Here is the original extraction again:
Here is the end result when I extract the data model.
The only thing that does not work is unit test on just the table. When I do that the script does not run as it is on the data model. I have to extract the entire data model for it to run.
See below the extractor I will use. It's a Data Type extractor, using a simple Pattern Match to match the invalid cell values. The Output Format is set to a single space character. The Trim Whitespace property is enabled in the Data Type's Result Options. I'm getting 5 empty results for the invalid values.
Here's the table results without the extractor assigned. I'm using Grid Layout with no configuration besides the X Axis Extractor.

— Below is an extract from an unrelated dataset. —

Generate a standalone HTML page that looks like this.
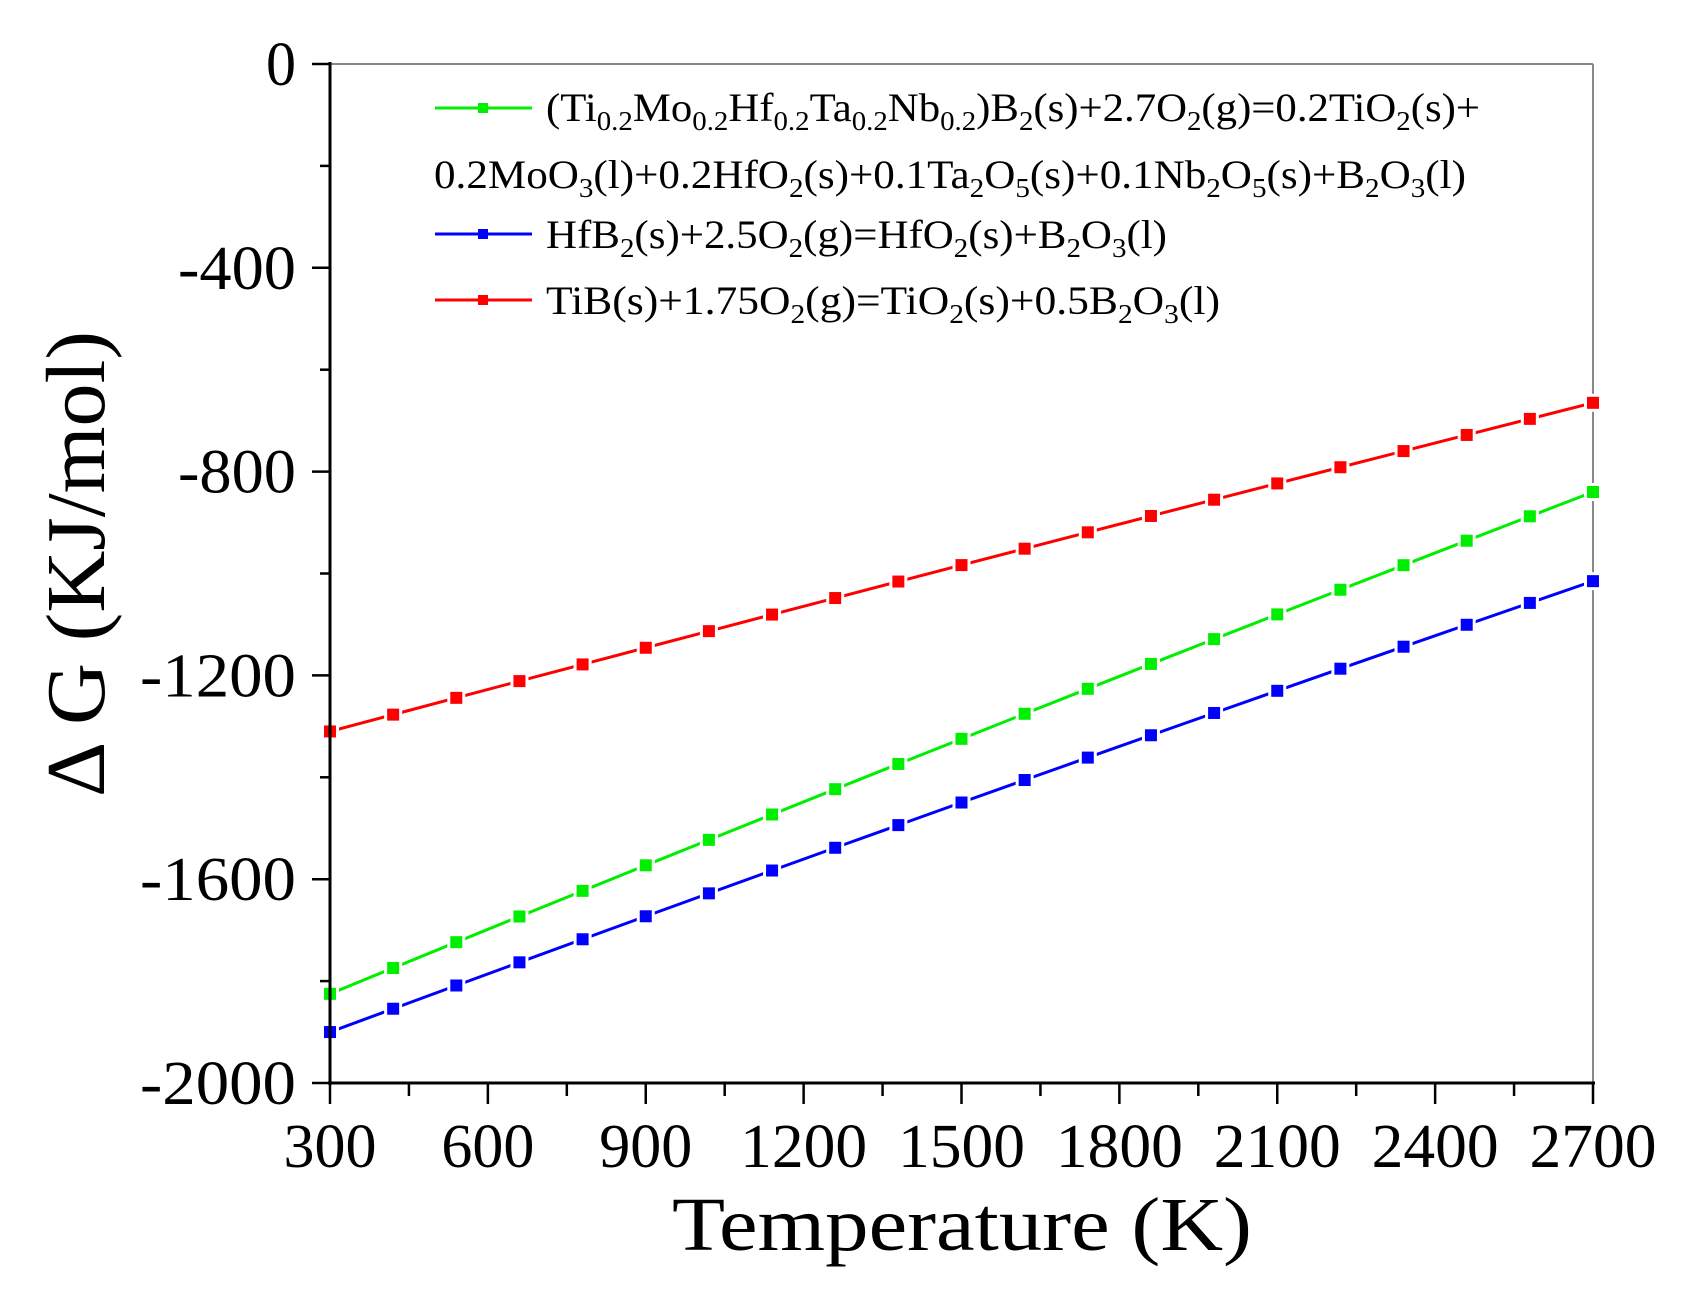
<!DOCTYPE html>
<html><head><meta charset="utf-8"><style>
html,body{margin:0;padding:0;background:#fff;}
svg{display:block;font-family:"Liberation Serif",serif;}
</style></head><body>
<svg id="s" width="1684" height="1295" viewBox="0 0 1684 1295" xmlns="http://www.w3.org/2000/svg">
<rect width="1684" height="1295" fill="#fff"/>
<line x1="330" y1="64" x2="1593" y2="64" stroke="#888" stroke-width="2"/>
<line x1="1593" y1="64" x2="1593" y2="1083" stroke="#888" stroke-width="2"/>
<g id="series"></g>
<line x1="330" y1="62" x2="330" y2="1085" stroke="#000" stroke-width="3"/>
<line x1="328" y1="1083" x2="1595" y2="1083" stroke="#000" stroke-width="3"/>
<g id="ticks" stroke="#000" stroke-width="2.5"></g>
<g font-size="62" text-anchor="end" id="ylab"></g>
<g font-size="62" text-anchor="middle" id="xlab"></g>
<text x="962" y="1250" font-size="76" text-anchor="middle" textLength="580" lengthAdjust="spacingAndGlyphs">Temperature (K)</text>
<text transform="translate(104,564) rotate(-90)" font-size="84" text-anchor="middle" textLength="466" lengthAdjust="spacingAndGlyphs">Δ G (KJ/mol)</text>
<g font-size="40">
<line x1="435" y1="108" x2="532" y2="108" stroke="#00ee00" stroke-width="3"/><rect x="478" y="103" width="10" height="10" fill="#00ee00"/>
<text x="546" y="121" textLength="934" lengthAdjust="spacingAndGlyphs">(Ti<tspan font-size="27" dy="9">0.2</tspan><tspan dy="-9">Mo</tspan><tspan font-size="27" dy="9">0.2</tspan><tspan dy="-9">Hf</tspan><tspan font-size="27" dy="9">0.2</tspan><tspan dy="-9">Ta</tspan><tspan font-size="27" dy="9">0.2</tspan><tspan dy="-9">Nb</tspan><tspan font-size="27" dy="9">0.2</tspan><tspan dy="-9">)B</tspan><tspan font-size="27" dy="9">2</tspan><tspan dy="-9">(s)+2.7O</tspan><tspan font-size="27" dy="9">2</tspan><tspan dy="-9">(g)=0.2TiO</tspan><tspan font-size="27" dy="9">2</tspan><tspan dy="-9">(s)+</tspan></text>
<text x="434" y="188" textLength="1032" lengthAdjust="spacingAndGlyphs">0.2MoO<tspan font-size="27" dy="9">3</tspan><tspan dy="-9">(l)+0.2HfO</tspan><tspan font-size="27" dy="9">2</tspan><tspan dy="-9">(s)+0.1Ta</tspan><tspan font-size="27" dy="9">2</tspan><tspan dy="-9">O</tspan><tspan font-size="27" dy="9">5</tspan><tspan dy="-9">(s)+0.1Nb</tspan><tspan font-size="27" dy="9">2</tspan><tspan dy="-9">O</tspan><tspan font-size="27" dy="9">5</tspan><tspan dy="-9">(s)+B</tspan><tspan font-size="27" dy="9">2</tspan><tspan dy="-9">O</tspan><tspan font-size="27" dy="9">3</tspan><tspan dy="-9">(l)</tspan></text>
<line x1="435" y1="234" x2="532" y2="234" stroke="#0000ff" stroke-width="3"/><rect x="478" y="229" width="10" height="10" fill="#0000ff"/>
<text x="546" y="248" textLength="621" lengthAdjust="spacingAndGlyphs">HfB<tspan font-size="27" dy="9">2</tspan><tspan dy="-9">(s)+2.5O</tspan><tspan font-size="27" dy="9">2</tspan><tspan dy="-9">(g)=HfO</tspan><tspan font-size="27" dy="9">2</tspan><tspan dy="-9">(s)+B</tspan><tspan font-size="27" dy="9">2</tspan><tspan dy="-9">O</tspan><tspan font-size="27" dy="9">3</tspan><tspan dy="-9">(l)</tspan></text>
<line x1="435" y1="300" x2="532" y2="300" stroke="#ff0000" stroke-width="3"/><rect x="478" y="295" width="10" height="10" fill="#ff0000"/>
<text x="546" y="314" textLength="674" lengthAdjust="spacingAndGlyphs">TiB(s)+1.75O<tspan font-size="27" dy="9">2</tspan><tspan dy="-9">(g)=TiO</tspan><tspan font-size="27" dy="9">2</tspan><tspan dy="-9">(s)+0.5B</tspan><tspan font-size="27" dy="9">2</tspan><tspan dy="-9">O</tspan><tspan font-size="27" dy="9">3</tspan><tspan dy="-9">(l)</tspan></text>
</g>
</svg>
<script>
var NS="http://www.w3.org/2000/svg";
function el(p,t,a,txt){var e=document.createElementNS(NS,t);for(var k in a)e.setAttribute(k,a[k]);if(txt!==undefined)e.textContent=txt;p.appendChild(e);return e;}
function X(t){return 330+(t-300)/2400*1263;}
function Y(v){return 64-v/2000*1019;}
var tk=document.getElementById('ticks'),yl=document.getElementById('ylab'),xl=document.getElementById('xlab');
for(var v=0;v>=-2000;v-=200){var maj=(v%400===0);el(tk,'line',{x1:330,x2:maj?312:320,y1:Y(v),y2:Y(v)});
 if(maj){var s=String(v===0?0:v);var w={1:30,4:118,5:156}[s.length];el(yl,'text',{x:296,y:Y(v)+21,textLength:w,lengthAdjust:'spacingAndGlyphs'},s);}}
for(var t=300;t<=2700;t+=150){var maj=((t-300)%300===0);el(tk,'line',{x1:X(t),x2:X(t),y1:1083,y2:maj?1104:1096});
 if(maj){var s=String(t);el(xl,'text',{x:X(t),y:1167,textLength:s.length===3?93:127,lengthAdjust:'spacingAndGlyphs'},s);}}
var S=[["#ff0000",-1310,-665,-4],["#00ee00",-1825,-840,-8],["#0000ff",-1900,-1015,-8]];
var g=document.getElementById('series');
S.forEach(function(s){
 var pts=[];for(var i=0;i<=20;i++){var f=i/20;var v=s[1]+(s[2]-s[1])*f+s[3]*4*f*(1-f)*-1;pts.push([X(300+120*i),Y(v)]);}
 el(g,'polyline',{points:pts.map(function(p){return p.join(',')}).join(' '),fill:'none',stroke:s[0],'stroke-width':3});
 pts.forEach(function(p){el(g,'rect',{x:p[0]-9,y:p[1]-9,width:18,height:18,fill:'#fff'});el(g,'rect',{x:p[0]-6,y:p[1]-6,width:12,height:12,fill:s[0]});});
});
</script>
</body></html>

Here's the results with the extractor assigned. I can confirm the blank spaces are truly blank. There isn't a space character hiding in there. I am not seeing your issue where Grooper reverts back to the OCR text. Let me know what version you're using, and I'll see if there's any difference between versions.
Bonus Question:
You can nest child Data Rules under a parent Data Rule. Like so:
In this case the parent "Removal Test" only has its "Scope" property configured. No "Trigger" or "True Action" is defined. When a parent Data Rule has no "Trigger" defined, it always evaluates to "True", meaning all children Data Rules in the hierarchy will then execute. This is how you can execute multiple Data Rules for your Data Table using the Data Table's "Validation Rule" property.
One rule. All three child Data Rules applied during testing.
Grooper 2022.00.0007.
Did not know you could nest the Data Rules. That is nice!
I wish you could have the Data Rules under the object they are working on (in our case a table) instead of all the way up in the Data Model hierarchy, but I can live with that.
Thanks for all of your help.
FYI: Data Tables and Data Sections have a Validate Rule property too. Scroll down towards the end of the property grid. It should be the second to last property.